Dalam kondisi seperti itu, hemat saya, adalah baik untuk merenungkan cara "yang lain" ini untuk sedikit mendinginkan situasi. Cara "yang lain" adalah dengan mengubah pola pikir kita yang menganggap banjir sebagai bencana turun-temurun, menjadi "kado" terindah bagi kita, khusunya warga ibu kota, di tahun yang baru ini.Â
"Kado" itu kita maknai sebagai ajakan sederhana untuk kita agar sama-sama menjaga lingkungan di ibu kota agar tetap lestari. Cara sederhana, yaitu tidak membuang sampah di sungai dan selokan-selokan kecil. Justru sampah-sampah yang memadati sungai dan selokan adalah penyebab yang menghabat aliran air. Sampah-sampah yang menumpuk itulah menjadi "bendungan" yang membaut air terus meluap, hingga menyebabkan banjir.
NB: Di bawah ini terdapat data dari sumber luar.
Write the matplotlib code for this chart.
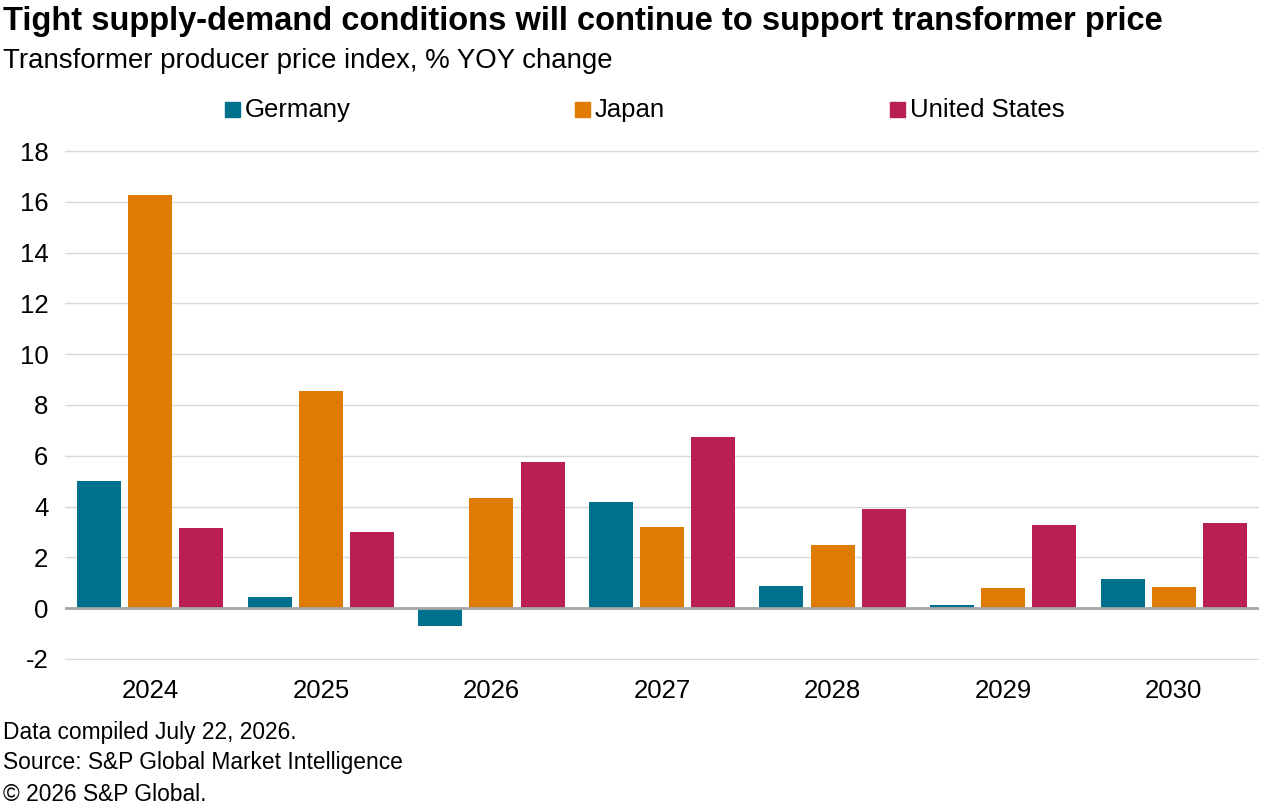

Banjir adalah "kado" bagi kita. "Kado" itu menjadi "tamparan keras" untuk mendorong kita agar menjaga lingkungan di ibu kota. Jika kita refleksikan bersama ajakan itu, sebenarnya itulah cara-cara jitu untuk mengatasi banjir yang akan datang berikutnya. Jika semua sungai-sungai dan selokan kecil lancar tanpa sumbatan sampah-sampah yang menumpuk, alhasil, aliran air akan lancar menuju pembuangan lepas.
Akhir kata, terimalah "kado" terindah itu, yang adalah banjir! Dengan menerima dan menikmatinya, kiranya ajakan untuk menjaga lingkungan bisa menjadi resolusi kita di tahun baru. Semoga realistis, bukan utopis!